10 Cette constatation ne saurait être infirmée par la circonstance que l' acte en cause s' intègre dans le cadre d' un processus de décision communautaire, dès lors qu' il résulte clairement de la répartition des compétences opérée dans le domaine considéré, entre les autorités nationales et les institutions communautaires, que l' acte pris par l' autorité nationale lie l' instance communautaire de décision et détermine, par conséquent, les termes de la décision communautaire à intervenir.

11 Tel est le cas lorsque l' autorité nationale compétente émet un avis négatif sur une demande de concours FEOGA. Il résulte, en effet, de l' article 13, paragraphe 3, du règlement n 355/77 qu' un projet ne peut bénéficier du concours du FEOGA que s' il recueille l' avis favorable de l' État sur le territoire duquel il doit être exécuté et que, par conséquent, en cas d' avis négatif, la Commission ne peut ni poursuivre la procédure d' examen du projet, selon les règles posées par ce même règlement, ni a fortiori contrôler la régularité de l' avis ainsi émis.

12 Dans ces conditions, les irrégularités dont cet avis est éventuellement entaché ne peuvent, en aucun cas, affecter la validité de la décision par laquelle la Commission refuse le concours demandé.

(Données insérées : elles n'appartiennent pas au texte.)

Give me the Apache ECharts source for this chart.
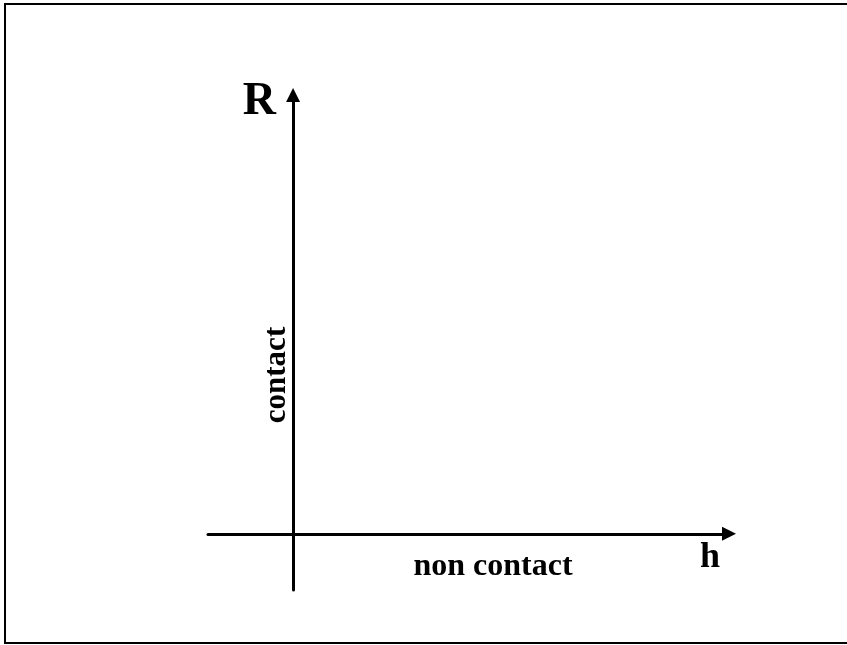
<!DOCTYPE html>
<html>
	<head>
		<meta charset="utf-8" />
		<title></title>
		<script src="https://cdn.jsdelivr.net/npm/echarts@6/dist/echarts.min.js"></script>
		<style type="text/css">
			html,body{
				margin: 0;
				width: 100%;
				height: 100%;
				background: #fff;
			}
		</style>
	</head>
	<body>
		<div id="main" style="width:847px;height:645px;"></div>
		<script>
			// axis extents (the axes cross at 0,0)
			var xRange = [-16, 82];
			var yRange = [-11, 86];
			var xName = 'h';
			var yName = 'R';
			var xLabel = 'non contact';
			var yLabel = 'contact';

			var font = '"Liberation Serif", "Times New Roman", serif';
			var myChart = echarts.init(document.getElementById('main'));
			var option = {
				backgroundColor: '#fff',
				animation: false,
				grid: {
					left: 208,
					right: 118,
					top: 95,
					bottom: 55
				},
				xAxis: {
					type: 'value',
					min: xRange[0],
					max: xRange[1],
					name: xName,
					nameLocation: 'end',
					nameGap: -29,
					nameTextStyle: {
						fontFamily: font,
						fontWeight: 'bold',
						fontSize: 36,
						color: '#000',
						align: 'left',
						verticalAlign: 'top',
						padding: [6, 0, 0, 0]
					},
					axisLine: {
						onZero: true,
						symbol: ['none', 'triangle'],
						symbolSize: [14, 14],
						lineStyle: { color: '#000', width: 3 }
					},
					axisTick: { show: false },
					axisLabel: { show: false },
					splitLine: { show: false }
				},
				yAxis: {
					type: 'value',
					min: yRange[0],
					max: yRange[1],
					name: yName,
					nameLocation: 'end',
					nameGap: -7,
					nameTextStyle: {
						fontFamily: font,
						fontWeight: 'bold',
						fontSize: 46,
						color: '#000',
						align: 'right',
						verticalAlign: 'middle',
						padding: [0, 17, 0, 0]
					},
					axisLine: {
						onZero: true,
						symbol: ['none', 'triangle'],
						symbolSize: [14, 14],
						lineStyle: { color: '#000', width: 3 }
					},
					axisTick: { show: false },
					axisLabel: { show: false },
					splitLine: { show: false }
				},
				graphic: [
					{
						// frame of the scanned figure (no right side)
						type: 'polyline',
						shape: { points: [[850, 4], [5, 4], [5, 643], [850, 643]] },
						style: { stroke: '#000', lineWidth: 2, fill: null }
					},
					{
						type: 'text',
						x: 493,
						y: 567,
						style: {
							text: xLabel,
							font: 'bold 32px ' + font,
							fill: '#000',
							align: 'center',
							verticalAlign: 'middle'
						}
					},
					{
						type: 'text',
						x: 277,
						y: 375,
						rotation: Math.PI / 2,
						style: {
							text: yLabel,
							font: 'bold 31px ' + font,
							fill: '#000',
							align: 'center',
							verticalAlign: 'middle'
						}
					}
				],
				series: []
			};
			myChart.setOption(option);
		</script>
	</body>
</html>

13 Il appartient, dès lors, aux juridictions nationales de statuer, le cas échéant après renvoi préjudiciel à la Cour, sur la légalité de l' acte national en cause, dans les mêmes conditions de contrôle que celles réservées à tout acte définitif qui, pris par la même autorité nationale, est susceptible de faire grief à des tiers, et, par conséquent, de considérer comme recevable le recours introduit à cette fin, même si les règles de procédure internes ne le prévoient pas en pareil cas.

14 En effet, ainsi que la Cour l' a relevé notamment dans les arrêts du 15 mai 1986, Johnston, point 18 (222/84, Rec. p. 1651), et du 15 octobre 1987, Heylens, point 14 (222/86, Rec. p. 4097), l' exigence d' un contrôle juridictionnel de toute décision d' une autorité nationale constitue un principe général de droit communautaire, qui découle des traditions constitutionnelles communes aux États membres et qui a trouvé sa consécration dans les articles 6 et 13 de la convention européenne des droits de l' homme.

15 Or, étant donné que l' avis de l' État membre sur le territoire duquel le projet doit être exécuté est inséré dans une procédure qui conduit à l' adoption d' une décision communautaire, cet État membre est tenu de respecter l' exigence du contrôle juridictionnel susmentionné.

16 Enfin, dans la réplique, la requérante invoque à titre de moyen nouveau la violation et l' application erronée des dispositions combinées des articles 13 et 21 du règlement n 355/77, fondé sur des éléments de fait dont elle affirme n' avoir pris connaissance qu' au cours de la présente procédure.

17 A cet égard, elle fait valoir que, lors de l' introduction du recours, elle ignorait le fait que l' avis négatif du 18 janvier 1990 était intervenu non pas au terme de l' examen de la demande de concours, mais à l' occasion du report du projet à l' exercice 1990. Or, selon la requérante, aucune disposition du règlement n 355/77 ne prévoit l' intervention, à ce stade de la procédure, d' un nouvel avis sur la demande de concours. Par conséquent, la Commission n' aurait pas dû prendre en considération l' avis exprimé en 1990 comme une condition de mise en oeuvre de la procédure visée à l' article 21 de ce même règlement.

18 Il convient de relever que, contrairement à ce que soutient la requérante, l' avis négatif concernait la demande de concours et non le report du projet à l' exercice 1990. Dans ces conditions, le moyen invoqué par la requérante, qui procède non pas de l' intervention d' un élément nouveau en cours de procédure, mais d' une interprétation erronée de l' avis négatif et des articles 13 et 21 du règlement n 355/77, aurait dû être invoqué dans la requête, conformément à l' article 38, paragraphe 1, sous c), du règlement de procédure. Il ne saurait, dès lors, être regardé comme un moyen nouveau, au sens de l' article 42, paragraphe 2, du règlement de procédure.

19 Ce moyen doit, dès lors, être rejeté et, partant, les conclusions aux fins d' annulation dans leur ensemble.

Quant aux conclusions aux fins de responsabilité non contractuelle

20 Il convient de rappeler que les dispositions combinées des articles 178 et 215 du traité ne donnent compétence à la Cour que pour réparer les dommages causés par les institutions communautaires ou leurs agents agissant dans l' exercice de leurs fonctions. Or, il est constant qu' en l' espèce le dommage allégué résulte d' un acte pris par les autorités nationales.

21 Il y a donc lieu de rejeter les conclusions tendant à voir engager la responsabilité de la Communauté comme, par conséquent, le recours dans son ensemble.

Décisions sur les dépenses


Sur les dépens

22 Aux termes de l' article 69, paragraphe 2, du règlement de procédure, toute partie qui succombe est condamnée aux dépens. La requérante ayant succombé en ses moyens, il y a lieu de la condamner aux dépens.

Dispositif


Par ces motifs,

LA COUR (cinquième chambre)

déclare et arrête:

1) Le recours est rejeté.

2) La requérante est condamnée aux dépens.